By reviewing the history of the open-source movement and highlighting recent research on its unique developmental processes, the author suggests that there are general lessons for anyone seeking to encourage innovation in any field or industry.

What incentives, for instance, spark these Internet-based communities of software developers to innovate voluntarily outside the company’s boundaries without formal work agreements? Research shows that open-source software developers freely reveal and share information because they garner personal benefits, such as reputation enhancement, expertise refinement and, quite simply, enjoyment.

Researchers also note that, since most of these benefits are contingent upon membership in well-functioning developer enclaves, a sense of community is important to the open-source phenomenon. For example, identification with the highly esteemed Linux operating-system project instills a sense of responsibility and loyalty among contributors, who are motivated by their perceived indispensability to the team. Researchers point out, however, that developers also are motivated by a pragmatic desire to customize software.
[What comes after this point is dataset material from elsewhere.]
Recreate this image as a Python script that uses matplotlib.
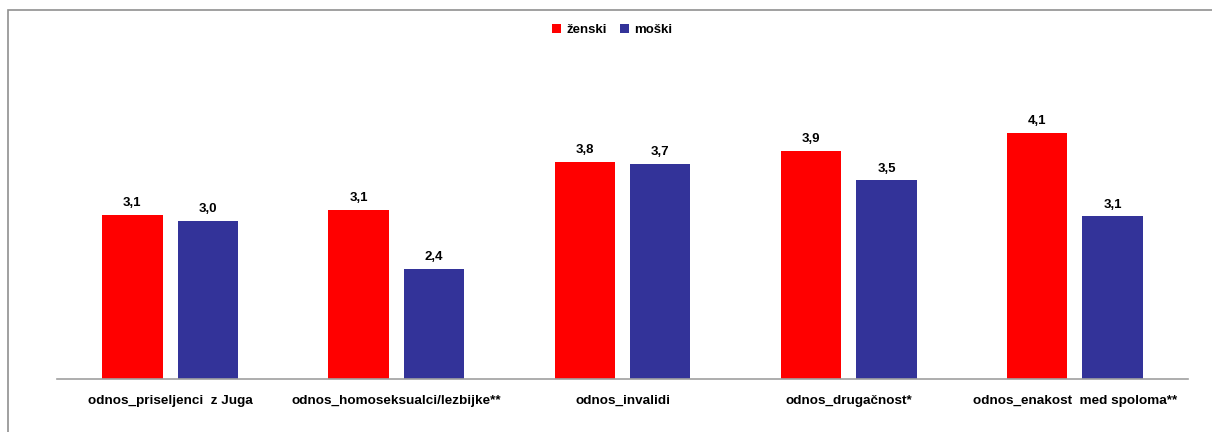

Much of the referenced research explores the unusual nature of open-source licensing agreements and intellectual-property protection. That is, open-source licenses guarantee the rights not of developers, but of future users against appropriation, and developers guard their work zealously with online sanctioning, brands and logos.

Noting that the products emanating from open-source projects are often commercially attractive and widely used in business and government (for example, at IBM, NASA, Sun Microsystems, the German government), the author concludes by discussing the implications for future business activities.